Дима возобновил почесывание в затылке. Ни объемной сумки, ни мобильника на месте происшествия не оказалось. Это открывало новые горизонты для предположений и поисков…
Таким образом, Турецкий имел полное право отметить, что контакт со следователем, ведущим дело об убийстве Елизаветы Каревой, оказался плодотворным. А следователю Михаилу Базарову из Домодедовского района приказано было явиться на следующий день.
АЛЕКСАНДР ТУРЕЦКИЙ. РАССУЖДЕНИЯ О ПСИХИЧЕСКОМ ЗДОРОВЬЕ
Как бы ни был загружен делами Александр Борисович, а все-таки мысль о галлюцинациях нет-нет да и всплывала на поверхность его разума, начинавшего уже сомневаться в себе самом. Что же это за люди были такие — этот брюнет и блондинка? Почему они вели себя так нагло, практически не прячась? И каким чертовым образом, при бросающейся в глаза неторопливости, им удалось так быстро и эффективно улизнуть на Горбушке? Во сне он их больше не видел — ни одного, ни другую. Зато в беспорядочных штрихах шариковой ручки, которой он машинально размалевывал бумагу во время телефонных разговоров или подготавливая план расследования, то и дело проглядывали контуры тяжелого узла волос блондинки либо фатовские брюнетовы усики. Старший помощник генпрокурора бесполезно напрягал глаза, просматривая картотеки объявленных в розыск: искомых блондинки и брюнета в них не значилось. Похожие лица были — да, но не идентичные. Сомнениями по данному поводу Турецкий ни с кем не делился. Не потому, что поверил в свою психическую болезнь, а просто… просто не хотел.
Ну а если все-таки он психически… психически нездоров? Не шизофреник — при чем тут обязательно шизофрения? — но, допустим, переутомился на работе, с кем не случается?.. Почему-то не меньше предположения о том, что у него могут быть галлюцинации, Турецкого задело замечание Ирины, что он подолгу моет руки. Это еще что за фигня, никогда он такого за собой не замечал! И что это, спрашивается, означает? Пожалуй, несмотря на занятость, пора ознакомиться с материалом…
— Саша, что ты там делаешь?
Александр Борисович, точно ужаленный, отпрыгнул от полок с Ирининой психолого-психиатрической литературой, которая после эпизода на Горбушке изрядно возросла в количестве.
— Да вот, Ирочек, захотелось взять чего-нибудь на ночь полистать… Что-нибудь эдакое, развлекательное. Например, «Психиатрия в вопросах и ответах».
— А ты уверен, что это тебя не расстроит?
После эпизода на Горбушке Ирина стала с мужем вежлива и предупредительна, как никогда прежде. «Боится, что я на нее с кухонным ножом брошусь», — подумал Турецкий и вспылил:
— Слушай, ничего меня не расстроит! Что ты там себе вбила в голову? Я спокоен, как Будда в нирване!
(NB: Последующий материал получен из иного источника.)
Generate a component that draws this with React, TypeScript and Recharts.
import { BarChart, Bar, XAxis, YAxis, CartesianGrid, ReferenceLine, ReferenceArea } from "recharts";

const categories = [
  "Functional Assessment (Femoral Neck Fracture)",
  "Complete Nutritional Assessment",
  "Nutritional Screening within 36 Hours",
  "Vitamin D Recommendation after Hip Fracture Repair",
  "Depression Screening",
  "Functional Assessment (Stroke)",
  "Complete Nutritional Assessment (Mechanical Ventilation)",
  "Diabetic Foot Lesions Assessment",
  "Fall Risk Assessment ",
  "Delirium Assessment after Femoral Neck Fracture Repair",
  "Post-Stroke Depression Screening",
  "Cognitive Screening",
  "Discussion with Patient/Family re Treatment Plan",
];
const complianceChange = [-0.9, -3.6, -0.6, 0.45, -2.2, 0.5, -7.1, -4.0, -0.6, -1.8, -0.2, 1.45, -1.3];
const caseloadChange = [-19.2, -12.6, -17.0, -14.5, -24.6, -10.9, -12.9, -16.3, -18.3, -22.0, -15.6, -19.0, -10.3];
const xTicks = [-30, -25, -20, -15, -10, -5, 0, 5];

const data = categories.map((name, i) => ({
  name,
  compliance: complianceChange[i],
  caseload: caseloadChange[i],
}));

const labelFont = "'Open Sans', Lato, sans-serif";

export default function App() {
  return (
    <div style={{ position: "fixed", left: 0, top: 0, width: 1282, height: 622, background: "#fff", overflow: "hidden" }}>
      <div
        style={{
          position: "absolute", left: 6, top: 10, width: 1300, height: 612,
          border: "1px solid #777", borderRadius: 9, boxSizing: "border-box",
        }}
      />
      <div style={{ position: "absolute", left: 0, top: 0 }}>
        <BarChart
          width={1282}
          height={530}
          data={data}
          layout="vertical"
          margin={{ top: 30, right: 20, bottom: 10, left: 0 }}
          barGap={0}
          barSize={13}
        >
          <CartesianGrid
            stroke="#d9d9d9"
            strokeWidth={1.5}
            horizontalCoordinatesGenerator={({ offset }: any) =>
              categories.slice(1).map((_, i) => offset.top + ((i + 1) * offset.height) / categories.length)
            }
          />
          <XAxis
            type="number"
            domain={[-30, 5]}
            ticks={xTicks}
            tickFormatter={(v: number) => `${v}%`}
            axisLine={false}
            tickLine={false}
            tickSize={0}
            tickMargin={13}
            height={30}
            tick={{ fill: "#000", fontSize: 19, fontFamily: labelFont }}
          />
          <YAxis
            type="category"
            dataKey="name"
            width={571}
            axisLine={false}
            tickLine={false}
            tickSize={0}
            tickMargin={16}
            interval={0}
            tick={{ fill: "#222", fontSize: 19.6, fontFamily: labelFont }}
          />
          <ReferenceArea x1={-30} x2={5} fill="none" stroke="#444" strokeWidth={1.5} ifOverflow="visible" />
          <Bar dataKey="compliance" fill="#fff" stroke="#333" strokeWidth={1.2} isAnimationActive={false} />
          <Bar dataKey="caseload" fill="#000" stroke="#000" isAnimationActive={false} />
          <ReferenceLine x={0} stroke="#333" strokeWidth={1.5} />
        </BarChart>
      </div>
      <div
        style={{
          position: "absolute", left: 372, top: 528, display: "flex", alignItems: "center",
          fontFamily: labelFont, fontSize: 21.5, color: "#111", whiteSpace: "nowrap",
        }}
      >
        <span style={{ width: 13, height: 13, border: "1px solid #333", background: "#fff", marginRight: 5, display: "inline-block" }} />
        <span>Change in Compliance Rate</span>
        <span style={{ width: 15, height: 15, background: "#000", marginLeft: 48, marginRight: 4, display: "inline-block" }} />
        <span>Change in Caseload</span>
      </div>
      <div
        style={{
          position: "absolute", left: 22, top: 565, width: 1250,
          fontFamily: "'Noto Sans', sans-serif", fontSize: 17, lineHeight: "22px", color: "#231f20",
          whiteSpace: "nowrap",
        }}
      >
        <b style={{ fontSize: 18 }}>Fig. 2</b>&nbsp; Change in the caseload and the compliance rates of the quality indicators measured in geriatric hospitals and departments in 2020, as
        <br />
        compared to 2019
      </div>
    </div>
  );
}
Ирина Генриховна, поджав губы, удалилась на свою территорию — в спальню под торшер. Александр Борисович остался в гостиной возле телевизора. По времени должны были уже идти новости, которые он ежевечерне включал, неизменно восхищаясь с оттенком брезгливости, как эффективно и нагло на разных каналах проделывается обработка общественного сознания — куда эффективнее и наглее, чем в советские времена! Однако сегодня прелестям отечественной тележурналистики Саша предпочел научные дебри психиатрии. И зачитался…
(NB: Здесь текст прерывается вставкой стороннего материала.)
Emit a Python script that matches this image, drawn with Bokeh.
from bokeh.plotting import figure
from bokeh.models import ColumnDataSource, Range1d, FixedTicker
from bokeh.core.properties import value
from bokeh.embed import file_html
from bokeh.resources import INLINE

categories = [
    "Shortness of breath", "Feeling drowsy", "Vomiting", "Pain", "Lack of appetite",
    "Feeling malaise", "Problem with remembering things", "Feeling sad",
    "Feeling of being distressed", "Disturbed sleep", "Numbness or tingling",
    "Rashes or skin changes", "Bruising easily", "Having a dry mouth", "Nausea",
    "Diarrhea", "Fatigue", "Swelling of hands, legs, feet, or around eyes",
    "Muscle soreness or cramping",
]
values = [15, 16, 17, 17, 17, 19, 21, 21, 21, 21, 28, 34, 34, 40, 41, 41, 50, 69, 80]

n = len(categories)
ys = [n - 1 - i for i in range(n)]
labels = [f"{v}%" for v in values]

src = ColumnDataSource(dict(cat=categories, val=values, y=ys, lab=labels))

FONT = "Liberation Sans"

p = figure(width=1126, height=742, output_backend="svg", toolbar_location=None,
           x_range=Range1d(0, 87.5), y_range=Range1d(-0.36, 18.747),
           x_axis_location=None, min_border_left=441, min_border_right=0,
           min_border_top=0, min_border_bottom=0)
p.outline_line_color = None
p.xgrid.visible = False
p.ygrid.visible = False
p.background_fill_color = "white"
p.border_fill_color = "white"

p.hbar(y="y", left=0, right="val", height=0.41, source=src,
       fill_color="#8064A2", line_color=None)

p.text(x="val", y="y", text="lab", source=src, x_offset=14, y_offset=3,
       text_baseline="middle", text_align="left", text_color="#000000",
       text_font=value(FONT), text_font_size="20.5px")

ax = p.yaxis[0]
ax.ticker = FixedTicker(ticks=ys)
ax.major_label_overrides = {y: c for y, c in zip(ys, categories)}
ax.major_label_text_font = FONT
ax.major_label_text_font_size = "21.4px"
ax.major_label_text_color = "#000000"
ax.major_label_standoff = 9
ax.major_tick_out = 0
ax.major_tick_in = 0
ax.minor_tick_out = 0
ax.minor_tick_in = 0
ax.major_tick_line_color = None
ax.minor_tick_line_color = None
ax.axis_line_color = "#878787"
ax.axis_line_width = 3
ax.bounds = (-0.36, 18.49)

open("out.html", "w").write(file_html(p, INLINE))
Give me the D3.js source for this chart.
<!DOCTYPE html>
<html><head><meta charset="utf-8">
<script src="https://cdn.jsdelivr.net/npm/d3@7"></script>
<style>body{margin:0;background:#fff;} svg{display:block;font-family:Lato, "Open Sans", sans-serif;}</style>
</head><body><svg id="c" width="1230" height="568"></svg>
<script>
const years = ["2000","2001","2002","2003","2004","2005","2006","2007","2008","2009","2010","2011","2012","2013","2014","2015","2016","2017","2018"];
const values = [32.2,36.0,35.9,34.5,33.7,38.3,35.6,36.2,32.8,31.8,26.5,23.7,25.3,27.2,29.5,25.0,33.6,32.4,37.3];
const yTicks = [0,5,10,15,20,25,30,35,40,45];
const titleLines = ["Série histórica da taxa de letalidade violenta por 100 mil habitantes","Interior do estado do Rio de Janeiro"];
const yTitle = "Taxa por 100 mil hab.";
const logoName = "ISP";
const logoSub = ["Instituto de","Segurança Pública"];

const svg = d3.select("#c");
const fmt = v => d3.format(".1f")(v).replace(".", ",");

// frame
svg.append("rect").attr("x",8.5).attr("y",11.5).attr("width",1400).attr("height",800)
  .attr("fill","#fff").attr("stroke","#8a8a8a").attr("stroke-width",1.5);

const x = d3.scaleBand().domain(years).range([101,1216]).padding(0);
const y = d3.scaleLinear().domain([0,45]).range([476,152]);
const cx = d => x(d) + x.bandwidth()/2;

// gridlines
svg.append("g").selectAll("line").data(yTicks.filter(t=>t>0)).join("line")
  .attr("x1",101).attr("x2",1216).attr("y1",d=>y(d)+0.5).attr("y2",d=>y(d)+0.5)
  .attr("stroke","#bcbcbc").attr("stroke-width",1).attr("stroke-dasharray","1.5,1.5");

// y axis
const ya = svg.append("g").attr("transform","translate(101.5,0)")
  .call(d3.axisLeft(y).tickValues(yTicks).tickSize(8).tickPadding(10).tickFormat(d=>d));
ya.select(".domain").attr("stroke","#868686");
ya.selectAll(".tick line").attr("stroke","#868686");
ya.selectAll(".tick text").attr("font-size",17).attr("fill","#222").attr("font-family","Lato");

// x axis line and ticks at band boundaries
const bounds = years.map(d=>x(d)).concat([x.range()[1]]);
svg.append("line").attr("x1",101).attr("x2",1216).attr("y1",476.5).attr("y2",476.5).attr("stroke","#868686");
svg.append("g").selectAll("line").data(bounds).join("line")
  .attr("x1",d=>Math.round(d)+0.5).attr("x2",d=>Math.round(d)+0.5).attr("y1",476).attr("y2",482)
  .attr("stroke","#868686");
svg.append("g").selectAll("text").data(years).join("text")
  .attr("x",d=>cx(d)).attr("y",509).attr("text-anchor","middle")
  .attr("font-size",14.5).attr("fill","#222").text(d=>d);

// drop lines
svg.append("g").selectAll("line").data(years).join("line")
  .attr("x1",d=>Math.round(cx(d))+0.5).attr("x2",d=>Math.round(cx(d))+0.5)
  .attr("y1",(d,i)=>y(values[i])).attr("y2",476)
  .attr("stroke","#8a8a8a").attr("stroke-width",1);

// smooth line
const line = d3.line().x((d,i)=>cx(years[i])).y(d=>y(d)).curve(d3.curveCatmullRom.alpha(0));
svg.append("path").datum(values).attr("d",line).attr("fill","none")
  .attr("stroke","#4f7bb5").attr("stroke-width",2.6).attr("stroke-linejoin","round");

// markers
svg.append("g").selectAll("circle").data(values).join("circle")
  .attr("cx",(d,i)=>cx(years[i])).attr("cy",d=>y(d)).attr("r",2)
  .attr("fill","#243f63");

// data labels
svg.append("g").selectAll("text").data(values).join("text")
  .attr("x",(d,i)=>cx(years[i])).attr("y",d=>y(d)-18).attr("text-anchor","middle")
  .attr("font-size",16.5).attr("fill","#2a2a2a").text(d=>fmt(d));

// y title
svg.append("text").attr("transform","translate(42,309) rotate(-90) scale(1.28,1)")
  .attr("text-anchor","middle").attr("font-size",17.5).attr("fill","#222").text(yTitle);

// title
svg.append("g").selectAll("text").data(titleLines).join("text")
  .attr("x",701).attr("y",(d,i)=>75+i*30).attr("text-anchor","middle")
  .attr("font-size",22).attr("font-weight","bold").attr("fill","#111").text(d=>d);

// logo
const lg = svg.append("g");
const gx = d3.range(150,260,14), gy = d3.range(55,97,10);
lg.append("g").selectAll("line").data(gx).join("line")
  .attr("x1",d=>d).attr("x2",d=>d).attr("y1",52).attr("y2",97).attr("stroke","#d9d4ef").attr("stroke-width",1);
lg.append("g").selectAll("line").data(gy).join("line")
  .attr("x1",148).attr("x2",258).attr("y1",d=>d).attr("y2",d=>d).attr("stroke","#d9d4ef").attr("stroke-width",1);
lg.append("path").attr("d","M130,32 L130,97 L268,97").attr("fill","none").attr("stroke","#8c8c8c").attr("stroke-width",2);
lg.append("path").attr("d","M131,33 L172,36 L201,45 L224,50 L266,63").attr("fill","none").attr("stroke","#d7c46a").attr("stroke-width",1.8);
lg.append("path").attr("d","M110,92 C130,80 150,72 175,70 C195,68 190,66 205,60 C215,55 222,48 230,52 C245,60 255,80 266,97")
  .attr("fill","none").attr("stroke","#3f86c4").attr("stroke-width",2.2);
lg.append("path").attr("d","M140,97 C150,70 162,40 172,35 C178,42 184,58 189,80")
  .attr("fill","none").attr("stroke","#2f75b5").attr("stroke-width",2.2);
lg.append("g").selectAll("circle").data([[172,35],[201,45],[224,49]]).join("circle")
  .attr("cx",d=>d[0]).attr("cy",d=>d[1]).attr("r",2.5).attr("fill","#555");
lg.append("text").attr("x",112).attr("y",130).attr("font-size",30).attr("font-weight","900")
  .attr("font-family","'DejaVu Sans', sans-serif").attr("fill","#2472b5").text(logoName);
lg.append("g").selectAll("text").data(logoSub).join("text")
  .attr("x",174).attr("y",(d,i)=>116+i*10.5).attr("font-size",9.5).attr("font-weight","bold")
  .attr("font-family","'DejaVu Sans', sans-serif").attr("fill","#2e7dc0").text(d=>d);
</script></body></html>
«А, пожалуй, Ирку можно понять, — выныривая из очередного справочника, подумал он. — Прелюбопытнейшее ведь, черт, чтение! Никакую художественную литературу и рядом не поставишь с этим голым, необработанным материалом. Вот, к примеру, описывается случай белой горячки, когда больной едет в поезде и слышит, что за стеной купе сговариваются его убить — то есть на самом деле этот разговор ему только в бреду мерещится. И фонарь за окном — поезд едет, а фонарь остается на месте… Ведь попробуй писатель вставить такой эпизод в роман, это показалось бы натяжкой, фальшью, а здесь, в справочнике, описано сухо, дотошно, но в этой сухости и дотошности есть что-то, от чего волосы дыбом встают. Если честно, я даже доволен, что Ирка читает такие вещи, а не любовные романы, как большинство дам в ее возрасте. Приятно лишний раз убедиться, что у меня очень умная жена. Вот если бы еще перестала диагнозы на меня навешивать, совсем была бы золото».